The game lets you take the helm of any country in the world from 1444 to 1820. Country-specific ideas, events, and bonuses make them play differently, producing varied experiences throughout the game’s long history. You can now join multiplayer games in progress, allowing you to jump in and out of simulations of the globe at your leisure; connection issues when attempting to join a server put a damper on the exciting possibilities. The game is also multi-platform (Windows, Mac, Linux) at release.
The interface has been streamlined, linking related tasks on the same display and providing easier access to all of the game mechanics. Highlights include a useful construction mode for units and buildings, increased information on each display, automatic trade patrols, and help for combating problematic provinces. The game also includes a decent, though not nearly comprehensive, tutorial and a contextual hint system for learning the various buttons and icons. A very interesting addition is power: you spend administrative, diplomatic, and military points, earned by your leader and advisors, to unlock national ideas, research new technologies, construct buildings, increase stability, combat inflation, or recruit military leaders, to name a few. The quality of your king or queen significantly impacts the amount of power you receive, and consequently can stunt (or accelerate) technological and ideological growth. The system makes for intriguing decisions on where to use your limited points: should you spend it on new cores provinces, or buildings, or technologies, or something else? This type of meaningful flexibility is fantastic.

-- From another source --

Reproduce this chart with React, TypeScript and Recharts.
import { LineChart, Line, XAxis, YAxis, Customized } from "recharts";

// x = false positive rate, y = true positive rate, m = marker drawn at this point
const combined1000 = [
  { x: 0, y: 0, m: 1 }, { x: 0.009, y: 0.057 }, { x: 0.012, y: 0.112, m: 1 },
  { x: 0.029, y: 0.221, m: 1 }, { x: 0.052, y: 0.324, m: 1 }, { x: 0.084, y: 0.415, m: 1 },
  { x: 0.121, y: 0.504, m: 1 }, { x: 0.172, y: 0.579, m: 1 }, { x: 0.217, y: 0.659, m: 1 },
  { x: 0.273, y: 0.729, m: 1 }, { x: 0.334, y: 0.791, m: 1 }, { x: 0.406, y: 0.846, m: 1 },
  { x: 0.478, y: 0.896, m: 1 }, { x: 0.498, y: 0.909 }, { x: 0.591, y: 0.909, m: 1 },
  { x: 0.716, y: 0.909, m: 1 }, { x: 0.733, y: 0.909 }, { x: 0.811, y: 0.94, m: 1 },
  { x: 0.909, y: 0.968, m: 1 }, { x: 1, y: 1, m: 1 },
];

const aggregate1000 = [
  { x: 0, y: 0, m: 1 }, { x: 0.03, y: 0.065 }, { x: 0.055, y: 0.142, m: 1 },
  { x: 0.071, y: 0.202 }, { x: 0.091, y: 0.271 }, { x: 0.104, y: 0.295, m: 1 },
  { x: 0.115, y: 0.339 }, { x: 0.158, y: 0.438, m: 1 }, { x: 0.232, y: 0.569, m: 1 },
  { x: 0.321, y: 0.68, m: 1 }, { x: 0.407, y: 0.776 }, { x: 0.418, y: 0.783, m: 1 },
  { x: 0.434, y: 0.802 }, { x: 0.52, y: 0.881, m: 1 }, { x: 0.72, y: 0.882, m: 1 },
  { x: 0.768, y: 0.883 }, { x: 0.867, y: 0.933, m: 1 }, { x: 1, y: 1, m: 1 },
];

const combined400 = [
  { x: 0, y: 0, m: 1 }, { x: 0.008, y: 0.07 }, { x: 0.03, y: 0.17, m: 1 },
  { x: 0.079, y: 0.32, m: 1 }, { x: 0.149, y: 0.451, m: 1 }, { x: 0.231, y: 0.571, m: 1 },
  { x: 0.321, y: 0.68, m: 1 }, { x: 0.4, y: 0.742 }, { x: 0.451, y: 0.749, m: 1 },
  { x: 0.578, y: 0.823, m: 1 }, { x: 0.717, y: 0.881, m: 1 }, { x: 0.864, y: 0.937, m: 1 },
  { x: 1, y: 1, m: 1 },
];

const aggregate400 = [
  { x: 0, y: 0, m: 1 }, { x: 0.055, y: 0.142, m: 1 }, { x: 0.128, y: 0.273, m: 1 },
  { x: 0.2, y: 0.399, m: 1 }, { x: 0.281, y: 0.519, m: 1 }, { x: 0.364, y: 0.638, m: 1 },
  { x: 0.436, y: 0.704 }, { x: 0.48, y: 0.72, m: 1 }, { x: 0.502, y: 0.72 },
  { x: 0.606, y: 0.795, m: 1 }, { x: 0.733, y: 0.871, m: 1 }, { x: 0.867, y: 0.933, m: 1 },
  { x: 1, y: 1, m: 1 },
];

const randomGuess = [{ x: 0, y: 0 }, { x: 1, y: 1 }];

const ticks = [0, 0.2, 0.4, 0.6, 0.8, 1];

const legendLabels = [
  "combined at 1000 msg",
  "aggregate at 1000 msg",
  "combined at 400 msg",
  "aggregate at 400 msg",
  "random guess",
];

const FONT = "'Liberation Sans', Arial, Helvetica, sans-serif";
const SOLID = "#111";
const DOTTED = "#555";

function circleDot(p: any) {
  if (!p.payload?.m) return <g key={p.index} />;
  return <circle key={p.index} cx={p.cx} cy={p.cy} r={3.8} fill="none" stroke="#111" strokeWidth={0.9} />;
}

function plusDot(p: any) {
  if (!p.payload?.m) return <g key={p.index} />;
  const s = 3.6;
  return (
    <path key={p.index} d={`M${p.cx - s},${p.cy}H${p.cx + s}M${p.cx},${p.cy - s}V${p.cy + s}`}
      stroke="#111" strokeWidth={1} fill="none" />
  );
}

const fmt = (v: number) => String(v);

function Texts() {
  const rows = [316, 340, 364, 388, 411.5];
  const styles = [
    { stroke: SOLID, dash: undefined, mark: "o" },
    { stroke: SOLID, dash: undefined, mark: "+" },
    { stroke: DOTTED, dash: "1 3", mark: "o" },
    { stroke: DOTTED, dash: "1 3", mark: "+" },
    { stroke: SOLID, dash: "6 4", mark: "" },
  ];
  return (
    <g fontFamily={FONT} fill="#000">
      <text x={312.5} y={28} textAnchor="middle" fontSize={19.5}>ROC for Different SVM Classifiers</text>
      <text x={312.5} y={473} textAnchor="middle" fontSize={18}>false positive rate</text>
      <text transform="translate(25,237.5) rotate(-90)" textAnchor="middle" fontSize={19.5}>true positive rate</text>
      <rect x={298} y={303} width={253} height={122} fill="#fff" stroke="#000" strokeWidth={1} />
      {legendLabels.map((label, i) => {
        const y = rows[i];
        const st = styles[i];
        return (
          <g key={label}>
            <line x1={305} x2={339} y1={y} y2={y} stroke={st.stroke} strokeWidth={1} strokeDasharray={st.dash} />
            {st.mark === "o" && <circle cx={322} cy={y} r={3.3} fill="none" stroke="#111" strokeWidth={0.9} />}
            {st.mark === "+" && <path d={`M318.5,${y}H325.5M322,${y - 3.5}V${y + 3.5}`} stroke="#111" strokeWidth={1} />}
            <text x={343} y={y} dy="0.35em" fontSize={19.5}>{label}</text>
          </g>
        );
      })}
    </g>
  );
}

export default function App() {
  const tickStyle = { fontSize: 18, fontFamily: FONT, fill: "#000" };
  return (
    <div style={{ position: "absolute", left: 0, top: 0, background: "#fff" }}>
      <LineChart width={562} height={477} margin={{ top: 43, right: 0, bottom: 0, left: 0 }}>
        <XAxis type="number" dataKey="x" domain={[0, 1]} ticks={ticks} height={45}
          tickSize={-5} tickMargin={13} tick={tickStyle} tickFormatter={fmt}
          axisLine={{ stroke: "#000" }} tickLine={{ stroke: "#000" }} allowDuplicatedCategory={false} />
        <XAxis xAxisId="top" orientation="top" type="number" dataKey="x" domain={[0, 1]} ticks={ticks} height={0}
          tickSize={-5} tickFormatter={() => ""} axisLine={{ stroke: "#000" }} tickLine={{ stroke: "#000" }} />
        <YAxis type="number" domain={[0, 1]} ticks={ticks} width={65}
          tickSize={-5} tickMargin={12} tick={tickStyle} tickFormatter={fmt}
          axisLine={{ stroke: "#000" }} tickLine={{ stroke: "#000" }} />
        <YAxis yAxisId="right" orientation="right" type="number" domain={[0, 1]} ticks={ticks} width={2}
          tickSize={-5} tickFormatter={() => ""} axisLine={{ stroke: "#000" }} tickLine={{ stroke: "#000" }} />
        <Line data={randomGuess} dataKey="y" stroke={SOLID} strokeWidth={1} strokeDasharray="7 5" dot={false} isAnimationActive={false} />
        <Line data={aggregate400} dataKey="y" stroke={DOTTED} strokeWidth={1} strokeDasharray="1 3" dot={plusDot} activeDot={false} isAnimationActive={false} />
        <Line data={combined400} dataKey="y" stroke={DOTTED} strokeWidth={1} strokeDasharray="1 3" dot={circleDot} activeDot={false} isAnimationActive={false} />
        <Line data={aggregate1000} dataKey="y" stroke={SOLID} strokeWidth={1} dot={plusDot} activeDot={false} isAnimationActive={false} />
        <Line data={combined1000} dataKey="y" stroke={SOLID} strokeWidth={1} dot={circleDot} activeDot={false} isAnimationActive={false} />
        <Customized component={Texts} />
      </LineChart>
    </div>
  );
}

Merchants, diplomats, colonists, and missionaries are now actual named characters that are given missions (steer trade, improve relations, enhance colony growth, convert) and must be managed. Europa Universalis IV gives you lots of missions to achieve that serve as guidance through the era, in addition to national decisions and numerous buildings to improve the attributes of your nation. The economy has been streamlined to feature only monthly budgets and less crippling loans, which makes managing money easier.
The trade system has been overhauled to feature trade nodes (similar to the old centers of trade) and routes that distribute goods around the nodes. You can assign merchants to either collect trade income at a specific node, or direct trade from adjacent nodes towards the one you would profit from the most. While I prefer this innovative system over the old one, once you set up your merchants, there is little need to pay attention to trade.
Gaining a new level of technology requires a significant investment of power points, requiring careful management of those resources. The national ideas also require power, and they are divided into groups (religious, trade, exploration, defensive) and then each group is unlocked in order over time. Unlocking generic ideas will also unlock country-specific ideas that will further guide your country.
Diplomacy is a two-way street (as in Crusader Kings 2) in terms of relationship values: you can like them, but they don’t have to like you back (just like real life!). More diplomatic options are present this time around: temporary coalitions against a single target, rivals for your nation, aggressive expansion penalties, basing your fleet in friendly nations, enforcing peace between nations, and all of the old spy actions (fabricating claims and the like). You are limited in the number of diplomatic agreements you can have at one time, so one cannot simply ally and marry every nearby nation simultaneously. An overextension rating prevents large countries by causing frequent revolts, negated by forming new core provinces (which costs administrative power). Rebels can also spawn due to religious (remedied by sending missionaries) or cultural (remedied by spending diplomatic power) differences.
Combat is largely the same, although defeated armies with low morale now retreat several provinces and must remain stationary while morale recovers. This, along with slower reinforcements, produces shorter and more satisfying wars. While different religious groups get some different attributes, the differences are small and religion plays a small part in the game (usually as an excuse to go to war). The AI plays the game well enough to produce an unpredictable, plausible alternate history, although more capable opponents are online. Underwhelming religion, generally hands-off trade, and occasionally functional multiplayer aside, Europa Universalis IV streamlines parts of the game without sacrificing depth, creating a more accessible and ultimately more enjoyable grand strategy title.